Karl Puschmann is Culture and entertainment writer for the New Zealand Herald. His fascination lies in finding out what drives and inspires creative people.
New Zealand, it seems, has no inspirational policies film-maker wants to grab.
It was easy to miss the recent news that America had invaded France, Italy and Germany, with a couple of smaller European powerhouses.
Sure, it sounds important but at the time there was much more pressing news to report.
An inexplicably popular dating TV show had spluttered to what the nation was calling a thoroughly unsatisfying climax.
Despite being underwhelmed by its ending, the public still had an insatiable appetite for news on this bullpaki and relentlessly shovelled big helpings of it down their drooling mouth holes before demanding more, more, more.
Naturally, a few things like the American invasion of Europe were bound to slip through the cracks during such a busy news time.
As far as invasions go it was a fairly minor one, consisting only of documentarian Michael Moore's army of one and his film crew.
Throughout Where to Invade Next, in cinemas now, Moore would shuffle into countries where they do things right and land-grab their ideas to take back to America where so much is done wrong.
The spoils of Moore's war were bountiful.
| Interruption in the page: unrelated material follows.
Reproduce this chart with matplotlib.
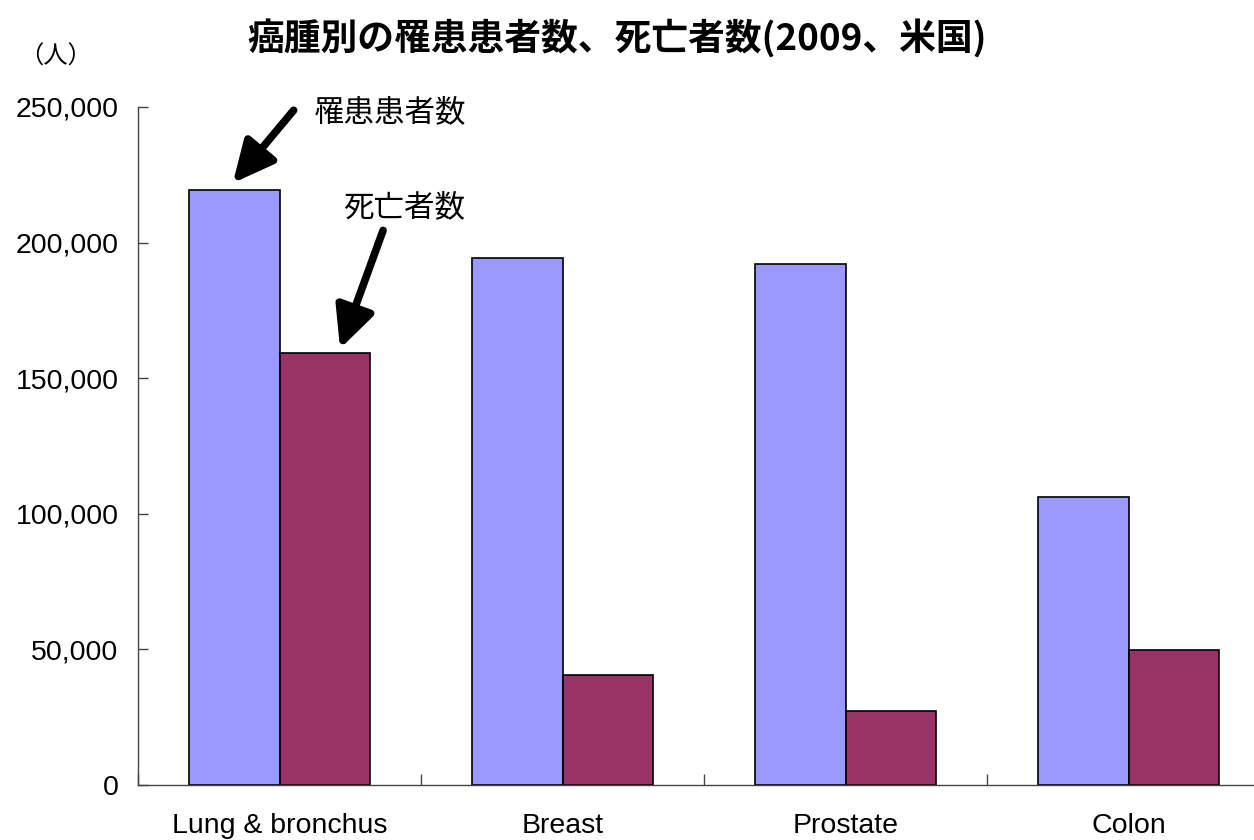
import numpy as np
import matplotlib as mpl
mpl.use("Agg")
import matplotlib.pyplot as plt
from matplotlib.ticker import FuncFormatter, FixedLocator

# 2009 US cancer statistics (persons)
categories = ["Lung & bronchus", "Breast", "Prostate", "Colon"]
new_cases = [219440, 194280, 192280, 106100]
deaths = [159390, 40610, 27360, 49920]

title = "癌腫別の罹患患者数、死亡者数(2009、米国)"
label_cases = "罹患患者数"
label_deaths = "死亡者数"
unit_label = "（人）"

CJK = ["Noto Sans CJK JP", "DejaVu Sans"]
LATIN = ["Liberation Sans", "DejaVu Sans"]


def main():
    fig = plt.figure(figsize=(12.54, 8.40), dpi=100)
    ax = fig.add_axes([138 / 1254, 55 / 840, 1116 / 1254, 678 / 840])

    x = np.arange(len(categories))
    w = 0.32
    ax.bar(x - w / 2, new_cases, w, color="#9999FF", edgecolor="black", linewidth=1.2, zorder=2)
    ax.bar(x + w / 2, deaths, w, color="#993366", edgecolor="black", linewidth=1.2, zorder=2)

    ax.set_ylim(0, 250000)
    ax.set_xlim(-0.5, -0.5 + 1116 / 283)
    ax.set_yticks(np.arange(0, 250001, 50000))
    ax.yaxis.set_major_formatter(FuncFormatter(lambda v, p: f"{v:,.0f}"))

    # labels at bar-group centres, short tick marks between groups
    ax.set_xticks(x)
    ax.set_xticklabels(categories)
    ax.xaxis.set_minor_locator(FixedLocator(np.arange(-0.5, len(categories), 1.0)))
    ax.tick_params(axis="x", which="major", length=0, pad=20)
    ax.tick_params(axis="x", which="minor", direction="in", length=8, width=1, color="#444444")
    ax.tick_params(axis="y", direction="in", length=7, width=1, color="#444444", pad=14)
    for lab in ax.get_xticklabels() + ax.get_yticklabels():
        lab.set_fontfamily(LATIN)
        lab.set_fontsize(20.5)

    for side in ["top", "right"]:
        ax.spines[side].set_visible(False)
    for side in ["left", "bottom"]:
        ax.spines[side].set_linewidth(1.0)
        ax.spines[side].set_color("#444444")

    fig.text(0.492, 1 - 39 / 840, title, ha="center", va="center", fontsize=26.5,
             fontweight="bold", family=CJK)
    fig.text(56 / 1254, 1 - 57 / 840, unit_label, ha="center", va="center",
             fontsize=17.5, family=CJK)

    arrow = dict(arrowstyle="-|>,head_length=1.25,head_width=0.6", lw=5.5,
                 color="black", mutation_scale=20, shrinkA=0, shrinkB=0)
    ax.annotate("", xy=(-0.165, new_cases[0] + 2500), xytext=(0.05, 248800),
                arrowprops=arrow)
    ax.text(0.12, 248000, label_cases, ha="left", va="center", fontsize=22, family=CJK)

    ax.annotate("", xy=(0.214, deaths[0] + 1500), xytext=(0.366, 204500),
                arrowprops=arrow)
    ax.text(0.225, 213000, label_deaths, ha="left", va="center", fontsize=22, family=CJK)

    fig.savefig("out.png", dpi=100)


if __name__ == "__main__":
    main()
From Italy, five months maternity pay at 80 per cent of salary and the law that sees each worker receive a yearly Christmas "bonus" of an extra full month's pay.
From the French, he got three-course gourmet school lunches and free daycare. Finland gave him an end to private schools and Slovenia gave free university education. From Germany he nabbed the law that half of a company's board must consist of workers while Iceland contributed a 40 per cent gender representation on company boards.
It was fairly unsexy stuff. With the shambolic Moore leading the charge, how could it not be? But it gave me much to think about.
I'm not really a huge fan of doing that. Firstly, because it hurts mah brain, and secondly because thinking about things like this tends to bum me out. I'm much happier being distracted by discussions about, say, 2016's best album so far or a flag than I am considering the gross short-sightedness of outrageous tertiary education fees or the cynical railroading of a lopsided and potentially disastrous free trade deal.
As Moore's war rolled on and his greedy hands swiped the cream of Europe's social ideologies, I couldn't help but compare all the gobsmackingly great policies going on overseas, and the astounding results these policies were having, with the rubbish policies we were bringing in here and how we seemed to be quite willingly eschewing much of our own good stuff in favour of waltzing down America's lousy path.
Some captured policies were easy to grasp, like Finland's law against declaring products "the best". Others, like Norway's lovely prisons or Portugal's drug attitudes, challenged convention.
But all were backed up by startlingly good results. All hammered home the shoddy policies being implemented here and how it is starting to feel like a slow crumbling of a once-decent society.
When the Government's most successful social policy of the past few years is Max Key, you know you've got problems, man.
We Kiwis used to pride ourselves on giving everyone a fair go and on being good, decent people. We have free healthcare and had free education. We banned nukes, went green and gave every person a vote before it was cool. We started the process of making peace with the past to secure a future. We had a place where everyone could afford to get educated, get a job, live in a house and raise a family.
We had paradise. A slice of heaven. Then we got greedy and it all went to shit.
Now families can't afford houses, kids don't have any lunches, corporations are dodging taxes, rates are going up, the cost of living is going up, students are being arrested at airports, people are living in cars, there's more homeless in the streets, poverty is growing, child abuse stats are appalling ... it's just a never-ending misery.
Watching Moore battle for what is, at its heart, just common decency and a restraint of pure greed really hammered home how many great things we once had or have since watered down as we rush to emulate the States.
It was a sentiment Moore shared when he spoke to Radio New Zealand.
"I would not try to emulate us in these ways," he said. "You already do ... but it can be worse. You want to stop that.
"You want to preserve those good things that you had over the years, the belief system that you have, the values that you have."
As I left the cinema it slowly dawned on me that Moore had not invaded us. We had nothing he wanted. And that, my friends, was something to really think about.